“Kabobo” announces Mulenda, our inexhaustible guide. After a 5 hour hike, we leave the thick bamboo woods and for the first time in many days we find ourselves under the open sky.
The world is different here, the vegetation has completely altered: we are in the realm of high altitude, the Afrotemperate zone where one can easily forget they are in the tropics. Around the small podium of dark volcanic rocks on which we have stopped I think I see thyme, savory, sage, rush, holm oak and a few conifers typical of my Mediterranean area.
The truth is given away by the l’Hoest monkeys that jump here and there on the branches and on the long silvery lichens that hang down like veils from the branches, as well as the view in front of us, that can leave no doubts to our location. The Kabobo massif is completely spread-out in front of us. A succession of mountaintops and valleys surrounded by thick forests continue as far as the eye can see.

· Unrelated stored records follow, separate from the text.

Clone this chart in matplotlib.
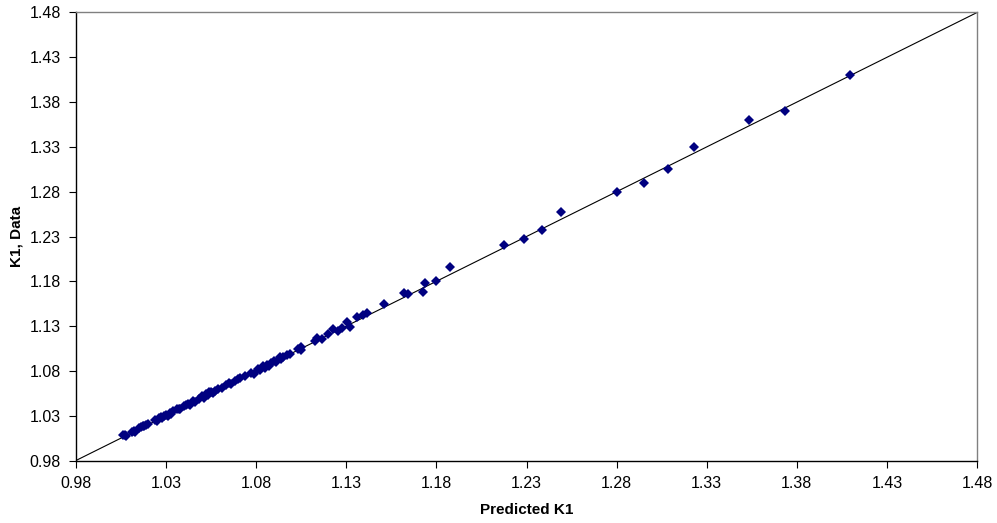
import numpy as np
import matplotlib.pyplot as plt

plt.rcParams['font.family'] = ['Liberation Sans', 'DejaVu Sans']

# predicted vs measured K1
predicted = [
    1.006, 1.007, 1.008, 1.011, 1.012, 1.013, 1.015, 1.016, 1.017, 1.018,
    1.019, 1.020, 1.024, 1.025, 1.026, 1.027, 1.028, 1.029, 1.030, 1.031,
    1.032, 1.033, 1.034, 1.036, 1.037, 1.038, 1.040, 1.041, 1.042, 1.043,
    1.045, 1.046, 1.048, 1.050, 1.051, 1.052, 1.053, 1.054, 1.055, 1.056,
    1.057, 1.059, 1.061, 1.063, 1.065, 1.066, 1.068, 1.070, 1.071, 1.074,
    1.077, 1.079, 1.081, 1.082, 1.084, 1.085, 1.086, 1.087, 1.088, 1.090,
    1.091, 1.093, 1.094, 1.095, 1.097, 1.099, 1.103, 1.105, 1.105,
    1.1126, 1.1136, 1.1163, 1.1198, 1.1228, 1.1256, 1.1274, 1.1306, 1.1321,
    1.1358, 1.1394, 1.1413, 1.1508, 1.1622, 1.1641, 1.1726, 1.1738, 1.1798,
    1.1875, 1.2175, 1.2288, 1.2388, 1.2493, 1.2801, 1.2954, 1.3087, 1.3230,
    1.3533, 1.3735, 1.4095,
]
measured = [
    1.008, 1.009, 1.007, 1.012, 1.013, 1.012, 1.016, 1.017, 1.019, 1.018,
    1.020, 1.021, 1.025, 1.024, 1.027, 1.028, 1.027, 1.030, 1.031, 1.030,
    1.033, 1.032, 1.035, 1.037, 1.038, 1.037, 1.041, 1.042, 1.043, 1.042,
    1.046, 1.045, 1.049, 1.052, 1.050, 1.054, 1.053, 1.056, 1.057, 1.055,
    1.058, 1.060, 1.061, 1.064, 1.066, 1.065, 1.069, 1.071, 1.072, 1.074,
    1.078, 1.077, 1.082, 1.081, 1.085, 1.083, 1.087, 1.086, 1.089, 1.091,
    1.090, 1.095, 1.093, 1.096, 1.098, 1.099, 1.104, 1.107, 1.103,
    1.1134, 1.1164, 1.1156, 1.1209, 1.1264, 1.1249, 1.1276, 1.1349, 1.1293,
    1.1405, 1.1420, 1.1443, 1.1547, 1.1666, 1.1655, 1.1677, 1.1784, 1.1807,
    1.1956, 1.2205, 1.2269, 1.2373, 1.2570, 1.2800, 1.2900, 1.3050, 1.3302,
    1.3600, 1.3700, 1.4102,
]
lo, hi = 0.98, 1.48
ticks = np.arange(lo, hi + 0.001, 0.05)

fig = plt.figure(figsize=(9.97, 5.23), dpi=100)
ax = fig.add_axes([0.0762, 0.1195, 0.9038, 0.8566])

ax.plot([lo, hi], [lo, hi], color='black', linewidth=0.8, zorder=2)
ax.plot(predicted, measured, linestyle='none', marker='D', markersize=5.3,
        color='#000080', markeredgewidth=0, zorder=3)

ax.set_xlim(lo, hi)
ax.set_ylim(lo, hi)
ax.set_xticks(ticks)
ax.set_yticks(ticks)
ax.set_xticklabels([f"{t:.2f}" for t in ticks], fontsize=11.5)
ax.set_yticklabels([f"{t:.2f}" for t in ticks], fontsize=11.5)
ax.tick_params(direction='out', length=5, width=0.8, color='black', pad=6)

for side in ['left', 'bottom']:
    ax.spines[side].set_color('black')
    ax.spines[side].set_linewidth(1.0)
for side in ['top', 'right']:
    ax.spines[side].set_color('#808080')
    ax.spines[side].set_linewidth(1.0)

ax.set_xlabel("Predicted K1", fontsize=11, fontweight='bold', labelpad=9)
ax.set_ylabel("K1, Data", fontsize=11, fontweight='bold', labelpad=4)

fig.savefig("out.png", dpi=100)
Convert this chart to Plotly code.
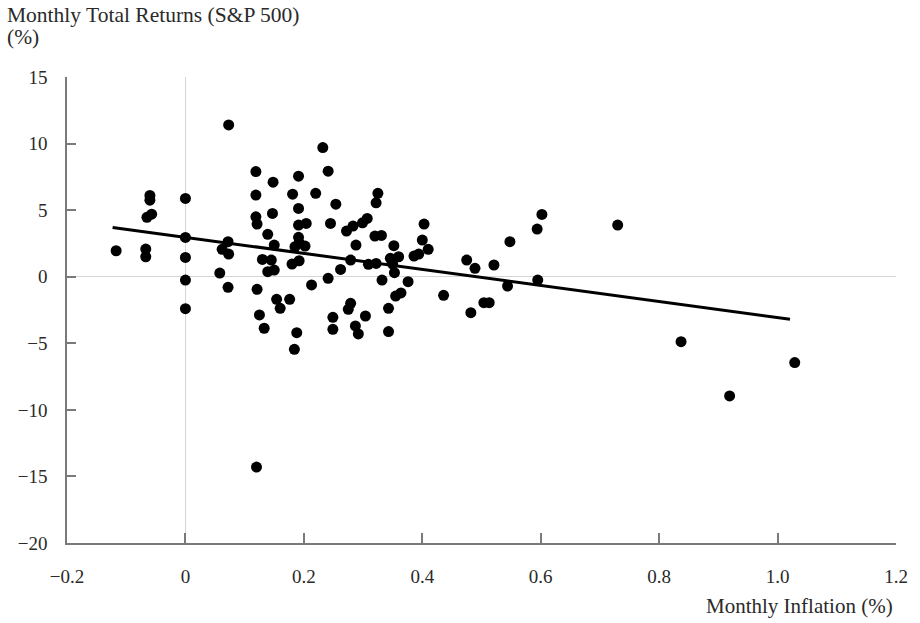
import plotly.graph_objects as go

# Monthly inflation (%) vs monthly total returns of S&P 500 (%)
inflation = [
    -0.117, -0.060, -0.060, -0.057, -0.065, -0.067, -0.067,
    0.0, 0.0, 0.0, 0.0, 0.0,
    0.073, 0.072, 0.062, 0.073, 0.058, 0.072,
    0.119, 0.119, 0.119, 0.121, 0.121, 0.125, 0.133, 0.120,
    0.148, 0.147, 0.139, 0.150, 0.130, 0.145, 0.139, 0.150, 0.154, 0.176, 0.160,
    0.188, 0.184, 0.191, 0.181, 0.191, 0.191, 0.204, 0.191, 0.192, 0.202, 0.185, 0.192, 0.180,
    0.232, 0.241, 0.220, 0.254, 0.245, 0.241, 0.213, 0.262, 0.249, 0.249,
    0.272, 0.283, 0.299, 0.307, 0.288, 0.279, 0.279, 0.275, 0.304, 0.287, 0.292,
    0.325, 0.322, 0.320, 0.331, 0.309, 0.322, 0.332, 0.343, 0.343,
    0.352, 0.350, 0.353, 0.360, 0.346, 0.355, 0.364, 0.376,
    0.403, 0.400, 0.410, 0.394, 0.386, 0.436,
    0.475, 0.489, 0.521, 0.504, 0.513, 0.482, 0.544, 0.548,
    0.594, 0.602, 0.595, 0.730, 0.837, 0.919, 1.029,
]
returns = [
    1.95, 6.10, 5.75, 4.70, 4.46, 2.08, 1.50,
    5.88, 2.95, 1.45, -0.25, -2.40,
    11.40, 2.63, 2.06, 1.70, 0.27, -0.80,
    7.90, 6.13, 4.50, 3.95, -0.95, -2.87, -3.87, -14.30,
    7.10, 4.75, 3.18, 2.38, 1.30, 1.25, 0.38, 0.50, -1.70, -1.70, -2.37,
    -4.20, -5.45, 7.55, 6.20, 5.13, 3.88, 4.00, 2.96, 2.55, 2.30, 2.25, 1.20, 0.95,
    9.70, 7.93, 6.26, 5.45, 4.00, -0.12, -0.62, 0.55, -3.05, -3.95,
    3.43, 3.80, 4.05, 4.38, 2.38, 1.25, -2.00, -2.45, -2.95, -3.70, -4.30,
    6.26, 5.55, 3.05, 3.10, 0.93, 1.00, -0.25, -2.37, -4.12,
    2.33, 0.95, 0.30, 1.50, 1.38, -1.45, -1.22, -0.37,
    3.95, 2.75, 2.06, 1.70, 1.55, -1.40,
    1.25, 0.63, 0.88, -1.95, -1.95, -2.70, -0.70, 2.63,
    3.58, 4.68, -0.25, 3.88, -4.88, -8.95, -6.45,
]

# Fitted trend line end points
trend_x = [-0.123, 1.021]
trend_y = [3.70, -3.20]

x_tickvals = [-0.2, 0, 0.2, 0.4, 0.6, 0.8, 1.0, 1.2]
x_ticktext = ["\u22120.2", "0", "0.2", "0.4", "0.6", "0.8", "1.0", "1.2"]
y_tickvals = [15, 10, 5, 0, -5, -10, -15, -20]
y_ticktext = ["15", "10", "5", "0", "\u22125", "\u221210", "\u221215", "\u221220"]

y_title_lines = ["Monthly Total Returns (S&P 500)", "(%)"]
x_title = "Monthly Inflation (%)"

FONT = "Liberation Serif, Times New Roman, serif"
AXIS_GRAY = "#7a7a7a"
TEXT = "#2a2a2a"

# plot area in pixels
L, R, T, B = 67, 900, 77, 543.3
PW, PH = R - L, B - T

def px(xp):
    return (xp - L) / PW

def py(yp):
    return (B - yp) / PH

fig = go.Figure()
fig.add_trace(go.Scatter(
    x=inflation, y=returns, mode="markers",
    marker=dict(size=11, color="black", line=dict(width=0)),
    showlegend=False, hoverinfo="x+y",
))
fig.add_trace(go.Scatter(
    x=trend_x, y=trend_y, mode="lines",
    line=dict(color="black", width=3),
    showlegend=False, hoverinfo="skip",
))

fig.update_layout(
    width=920, height=623,
    margin=dict(l=L, r=920 - R, t=T, b=623 - B),
    paper_bgcolor="white", plot_bgcolor="white",
    font=dict(family=FONT, size=19, color=TEXT),
    xaxis=dict(
        range=[-0.2, 1.2], tickvals=x_tickvals, ticktext=x_ticktext,
        showgrid=False, zeroline=True, zerolinecolor="#d6d6d6", zerolinewidth=1,
        showline=True, linecolor=AXIS_GRAY, linewidth=1.5,
        ticks="inside", ticklen=10, tickwidth=1.5, tickcolor=AXIS_GRAY,
        ticklabelstandoff=15, tickfont=dict(family=FONT, size=19, color=TEXT),
    ),
    yaxis=dict(
        range=[-20, 15], tickvals=y_tickvals, ticktext=y_ticktext,
        showgrid=False, zeroline=True, zerolinecolor="#d6d6d6", zerolinewidth=1,
        showline=True, linecolor=AXIS_GRAY, linewidth=1.5,
        ticks="inside", ticklen=9, tickwidth=1.5, tickcolor=AXIS_GRAY,
        ticklabelstandoff=14, tickfont=dict(family=FONT, size=19, color=TEXT),
    ),
    annotations=[
        dict(text=y_title_lines[0], xref="paper", yref="paper",
             x=px(5), y=py(15), xanchor="left", yanchor="middle",
             showarrow=False, font=dict(family=FONT, size=21.5, color=TEXT)),
        dict(text=y_title_lines[1], xref="paper", yref="paper",
             x=px(5), y=py(37), xanchor="left", yanchor="middle",
             showarrow=False, font=dict(family=FONT, size=21.5, color=TEXT)),
        dict(text=x_title, xref="paper", yref="paper",
             x=px(899), y=py(606), xanchor="right", yanchor="middle",
             showarrow=False, font=dict(family=FONT, size=21, color=TEXT)),
    ],
)

fig.write_html("out.html")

No traces of any other human beings for dozens of kilometres. At 2715 metres of altitude, we are at the peak of the largest, oldest massif of Kabobo. From here on the landscape changes. We are over the tips of the trees, having escaped from the hypnotic and oppressing atmosphere of the forest labyrinth. We can finally see over the horizon, allowing us to finally be able to understand our position and the surrounding territory. It brings a relief we were acutely aware was missing in the forest. A hilly landscape covered in Afro-Alpine meadows detaches from the thick forest, and in tight and dense tunnels waves it’s way between the hills.
It’s one of the most beautiful place I’ve ever seen. Straight away we begin to see hints of the biodiversity. Emmanuel points out the faeces of a chimpanzee. Later on we cross the ones of a pangolin, easily discernible by the exclusively chitinuos substance derived from the abundant meals mainly consisting of ants. But soon after we receive a bigger surprise. “Can you smell this?”, he asks, “a leopard has recently passed through here”. I confirm, the smell is characteristically acrid and pungent. “To the Babembe it’s a sacred animal” explains Aristote, whom belongs to this ancient population who’s expansion reaches the shores of the Tanganyika. Sacred, just as the pangolin and the chimpanzee are, and vessels of magical powers to which only the village chief has access. To all apart from him, hunting these animals is absolutely prohibited. In the case of the chimpanzee the taboo is even stricter: to eat one is an unforgivable sin. “Why?”, I ask. “Because they are our brothers” they answer.
We cross the hills encouraged by the wind, that takes me back to my “home peaks” and we set up our accommodation near an old miners’ camp. Amid these hills, various amateur excavations disturb the harmony of the place and betray the presence of gold and coltan: precious goods for the “wauzungu”, white people.
In the evening it’s time for the herpetologists’ customary excursion: amphibians and reptiles are easier to intercept at torch-light. Michele, Emmanuel, Kasereka e Aristot set off along the stream. They return in the late evening, with better results than expected. “It was 10 metres away from me”, recounts excitedly Emmanuel, “only 10 metres away and a 100 from the camp. I shined the light on it, looking straight in its eyes. It froze for a heartbeat, then in an instant disappeared again in the forest. “What? What?”, we ask eagerly. “Chui” he answers, a leopard!